Home of the Loch Ness Monster
You might have heard of this place – Loch Ness (Lake Ness). It is a large, deep, freshwater lake located in the Scottish Highlands, approximately 22.5 miles long, and 1.5 miles wide, serving as the second largest lake by surface area and largest by volume.
The Lake is famous because of the Lock Ness Monster legend, which affectionately nicknamed the monster as “Nessie.” The sighting of the monster supposedly began in the 6th century, and in 1933, a man claimed Nessie crossed the road right in front of him, leading to an increasing interest in the myth.
The first photographic “evidence” of the monster was taken by Hugh Grey in November of 1933, and in April of 1934, a London physician, Robert Wilson, captured another image that was published by the Daily Mail, but the picture was later discovered to be a fake. There have been around 1,000 reported sightings of Nessie. In 1934, twenty men were paid £2 a day to find the creature, but nothing was spotted.
One fun fact about the Lake is that it never freezes due to a thermocline effect. If the water in the highest 100 meters cools, it will sink and be replaced by warmer water from the depths, meaning that even on very cold days the water will be warm. If you want to take a good look at the Lake, a great way to do this is aboard a cruise or by driving along the A82 route.
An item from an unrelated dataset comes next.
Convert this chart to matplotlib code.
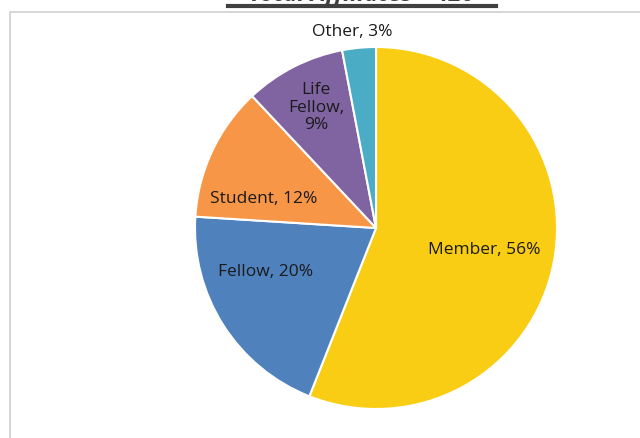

When visiting the Loch Ness, you can take visit the Loch Ness Centre and Exhibition, which offers audio-visual and static displays to tell the history of the region and the famous Loch Ness Monster. One of the most interesting displays shows the Operation Deepscan, which took place in 1987 and shows sonar readings of the deep waters of the Loch. The images from the study seem to confirm the existence of something in the water… Mysterious.
If you want to take a break from the whole Loch Ness Monster theory, around the region of the Lake you will find Fort Augustus, which was built in 1715 to become the headquarters of the English General Wade; It is a very popular tourist destination. Also, take a stroll around the Spean Bridge, which offers an amazing view of the Caledonian fault.